The most common design methodology for defrosting the heat exchanger coils is simply to incorporate in the design an electric hot air blower unit mounted adjacent to the freezer coils and allow the impingement of this hot air to melt off the excess ice. The trouble with this is you are melting off the ice from the outside in; this can be a long and slow process, during which it is extremely difficult to stop this hot air from percolating into the cabinet interior and substantially raising its internal temperature.
This was the reason our cabinets were failing.
During defrost cycles the top two shelves in the cabinets were hopelessly out of specification (actual – 14ᵒC required -25ᵒC). The answer was to redesign the defrost methodology. During the defrost cycle we circulated the hot gas coming from the compressors through the heat exchange. This sudden flow of hot gas quickly broke the bond between metal parts and the encumbering ice. This bond being broken the ice dropped down in to the splash tray below.

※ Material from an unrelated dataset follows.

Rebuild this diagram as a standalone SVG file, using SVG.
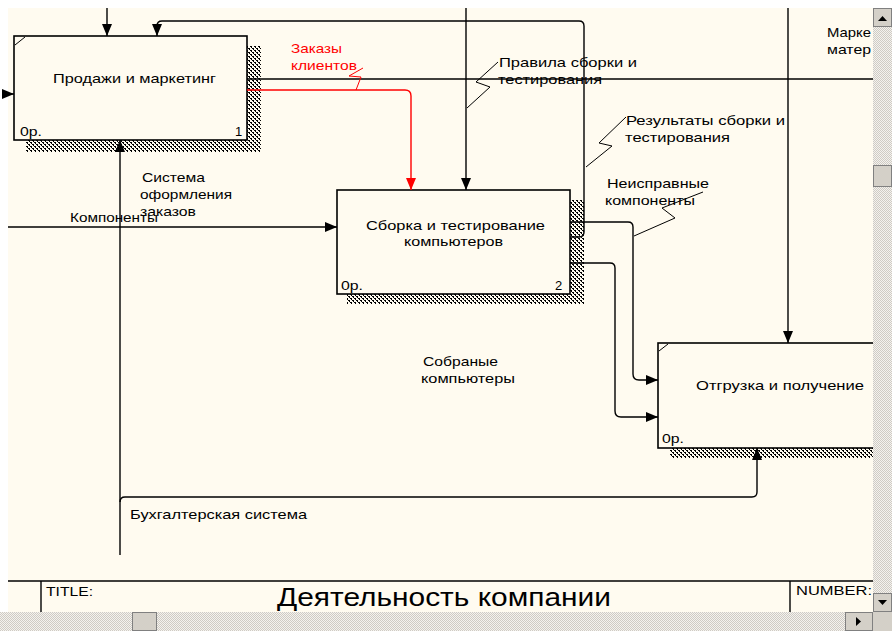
<svg xmlns="http://www.w3.org/2000/svg" width="892" height="631" viewBox="0 0 892 631">
<style>
.bg{fill:#FFFBF0}
.box{fill:#FFFBF0;stroke:#000;stroke-width:1.6}
.sh{fill:url(#hatch)}
.ln{fill:none;stroke:#000;stroke-width:1.4}
.red{fill:none;stroke:#FF0000;stroke-width:1.4}
.sq{fill:none;stroke:#000;stroke-width:1}
.sqr{fill:none;stroke:#FF0000;stroke-width:1}
text{font-family:"Liberation Sans",Arial,sans-serif;font-size:13px;fill:#000}
.rt{fill:#FF0000}
.title{font-size:25px}
.trk{fill:url(#dith)}
.btn{fill:#D4D0C8;stroke:#808080;stroke-width:1}
</style>
<defs>
<pattern id="hatch" width="4" height="4" patternUnits="userSpaceOnUse">
<rect width="4" height="4" fill="#FFFBF0"/>
<rect x="0" y="0" width="2" height="1" fill="#000"/>
<rect x="1" y="1" width="1" height="1" fill="#000"/>
<rect x="2" y="2" width="2" height="1" fill="#000"/>
<rect x="3" y="3" width="1" height="1" fill="#000"/>
</pattern>
<pattern id="dith" width="2" height="2" patternUnits="userSpaceOnUse">
<rect width="2" height="2" fill="#F4F2EE"/>
<rect width="1" height="1" fill="#CFCBC4"/>
<rect x="1" y="1" width="1" height="1" fill="#CFCBC4"/>
</pattern>
<marker id="ah" viewBox="0 0 12 10" refX="12" refY="5" markerWidth="12" markerHeight="10" markerUnits="userSpaceOnUse" orient="auto">
<path d="M0,0 L12,5 L0,10 z" fill="#000"/>
</marker>
<marker id="ahr" viewBox="0 0 12 10" refX="12" refY="5" markerWidth="12" markerHeight="10" markerUnits="userSpaceOnUse" orient="auto">
<path d="M0,0 L12,5 L0,10 z" fill="#FF0000"/>
</marker>
</defs>
<rect width="892" height="631" fill="#FFFFFF"/>
<rect class="bg" x="8" y="8" width="865" height="604"/>

<g id="box1">
<rect class="sh" x="247" y="46" width="14" height="106"/>
<rect class="sh" x="26" y="140" width="235" height="12"/>
<rect class="box" x="14" y="36" width="233" height="104"/>
<line class="sq" x1="15" y1="45" x2="25" y2="37"/>
<text x="53" y="83" textLength="163" lengthAdjust="spacingAndGlyphs">Продажи и маркетинг</text>
<text x="20" y="136" textLength="22" lengthAdjust="spacingAndGlyphs">0р.</text>
<text x="235" y="136">1</text>
</g>

<g id="box2">
<rect class="sh" x="570" y="200" width="14" height="104"/>
<rect class="sh" x="347" y="294" width="237" height="10"/>
<rect class="box" x="337" y="190" width="233" height="104"/>
<text x="366" y="230" textLength="179" lengthAdjust="spacingAndGlyphs">Сборка и тестирование</text>
<text x="404" y="246" textLength="99" lengthAdjust="spacingAndGlyphs">компьютеров</text>
<text x="341" y="290" textLength="22" lengthAdjust="spacingAndGlyphs">0р.</text>
<text x="555" y="290">2</text>
</g>

<g id="box3">
<rect class="sh" x="670" y="448" width="203" height="10"/>
<rect class="box" x="658" y="343" width="240" height="105"/>
<line class="sq" x1="659" y1="351" x2="668" y2="344"/>
<text x="696" y="390" textLength="168" lengthAdjust="spacingAndGlyphs">Отгрузка и получение</text>
<text x="662" y="443" textLength="22" lengthAdjust="spacingAndGlyphs">0р.</text>
</g>

<g id="connectors">
<path class="ln" d="M107,8 V36" marker-end="url(#ah)"/>
<path class="ln" d="M570,237 H579 Q584,237 584,232 V26 Q584,21 579,21 H162 Q157,21 157,26 V36" marker-end="url(#ah)"/>
<path class="ln" d="M247,79 H873"/>
<path class="red" d="M247,90 H405 Q411,90 411,96 V190" marker-end="url(#ahr)"/>
<path class="ln" d="M6,94 H14" marker-end="url(#ah)"/>
<path class="ln" d="M120,555 V140" marker-end="url(#ah)"/>
<path class="ln" d="M8,227 H337" marker-end="url(#ah)"/>
<path class="ln" d="M466,8 V190" marker-end="url(#ah)"/>
<path class="ln" d="M570,222 H628 Q633,222 633,227 V374 Q633,380 639,380 H658" marker-end="url(#ah)"/>
<path class="ln" d="M570,263 H610 Q615,263 615,268 V411 Q615,417 621,417 H658" marker-end="url(#ah)"/>
<path class="ln" d="M788,8 V343" marker-end="url(#ah)"/>
<path class="ln" d="M120,502 Q120,497 125,497 H752 Q757,497 757,492 V448" marker-end="url(#ah)"/>
<polyline class="sqr" points="356,90 361,77 349,76 363,68"/>
<polyline class="sq" points="467,108 490,87 476,82 498,62"/>
<polyline class="sq" points="586,167 612,146 599,143 626,117"/>
<polyline class="sq" points="634,236 675,218 662,208 703,192"/>
</g>

<g id="labels">
<text class="rt" x="291" y="53" textLength="51" lengthAdjust="spacingAndGlyphs">Заказы</text>
<text class="rt" x="291" y="70" textLength="66" lengthAdjust="spacingAndGlyphs">клиентов</text>
<text x="142" y="182" textLength="63" lengthAdjust="spacingAndGlyphs">Система</text>
<text x="140" y="199" textLength="92" lengthAdjust="spacingAndGlyphs">оформления</text>
<text x="140" y="216" textLength="56" lengthAdjust="spacingAndGlyphs">заказов</text>
<text x="70" y="222" textLength="88" lengthAdjust="spacingAndGlyphs">Компоненты</text>
<text x="499" y="67" textLength="138" lengthAdjust="spacingAndGlyphs">Правила сборки и</text>
<text x="498" y="84" textLength="104" lengthAdjust="spacingAndGlyphs">тестирования</text>
<text x="626" y="125" textLength="159" lengthAdjust="spacingAndGlyphs">Результаты сборки и</text>
<text x="625" y="142" textLength="105" lengthAdjust="spacingAndGlyphs">тестирования</text>
<text x="607" y="188" textLength="102" lengthAdjust="spacingAndGlyphs">Неисправные</text>
<text x="605" y="205" textLength="90" lengthAdjust="spacingAndGlyphs">компоненты</text>
<text x="827" y="37" textLength="44" lengthAdjust="spacingAndGlyphs">Марке</text>
<text x="827" y="54" textLength="44" lengthAdjust="spacingAndGlyphs">матер</text>
<text x="423" y="366" textLength="75" lengthAdjust="spacingAndGlyphs">Собраные</text>
<text x="421" y="383" textLength="94" lengthAdjust="spacingAndGlyphs">компьютеры</text>
<text x="130" y="519" textLength="177" lengthAdjust="spacingAndGlyphs">Бухгалтерская система</text>
</g>

<g id="frame">
<line class="ln" x1="8" y1="581" x2="873" y2="581" stroke-width="1.8"/>
<line class="ln" x1="41" y1="581" x2="41" y2="612" stroke-width="1.6"/>
<line class="ln" x1="790" y1="581" x2="790" y2="612" stroke-width="1.6"/>
<text x="46" y="596" textLength="47" lengthAdjust="spacingAndGlyphs">TITLE:</text>
<text class="title" x="277" y="606" textLength="334" lengthAdjust="spacingAndGlyphs">Деятельность компании</text>
<text x="796" y="595" textLength="76" lengthAdjust="spacingAndGlyphs">NUMBER:</text>
</g>

<g id="scrollbars">
<rect class="trk" x="873" y="8" width="19" height="604"/>
<rect class="trk" x="0" y="612" width="873" height="19"/>
<rect class="btn" x="873.5" y="8.5" width="18" height="18"/>
<path d="M878,21 L882.5,16 L887,21 z" fill="#000"/>
<rect class="btn" x="873.5" y="165.5" width="18" height="21"/>
<rect class="btn" x="873.5" y="593.5" width="18" height="18"/>
<path d="M878,600 L882.5,605 L887,600 z" fill="#000"/>
<rect class="btn" x="132.5" y="612.5" width="24" height="18"/>
<rect class="btn" x="845.5" y="612.5" width="27" height="18"/>
<path d="M856,617 L861,621.5 L856,626 z" fill="#000"/>
<rect x="873" y="612" width="19" height="19" fill="#D4D0C8"/>
</g>
</svg>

This allowed the defrost cycle to be reset to much shorter intervals. This in turn kept the heat exchanger relatively clear from heavy icing conditions and so significantly enhanced it's thermal efficient while enabling the defrost cycle duration to be reset from seventeen minutes (pre-redesign) to less than six minutes (post redesign). Since there was now no defrost hot air being circulated the impact of this new defrost methodology on the cabinet internal temperature was found to be insignificant. The electrical power consumption for each modified cabinet dropped by 31%.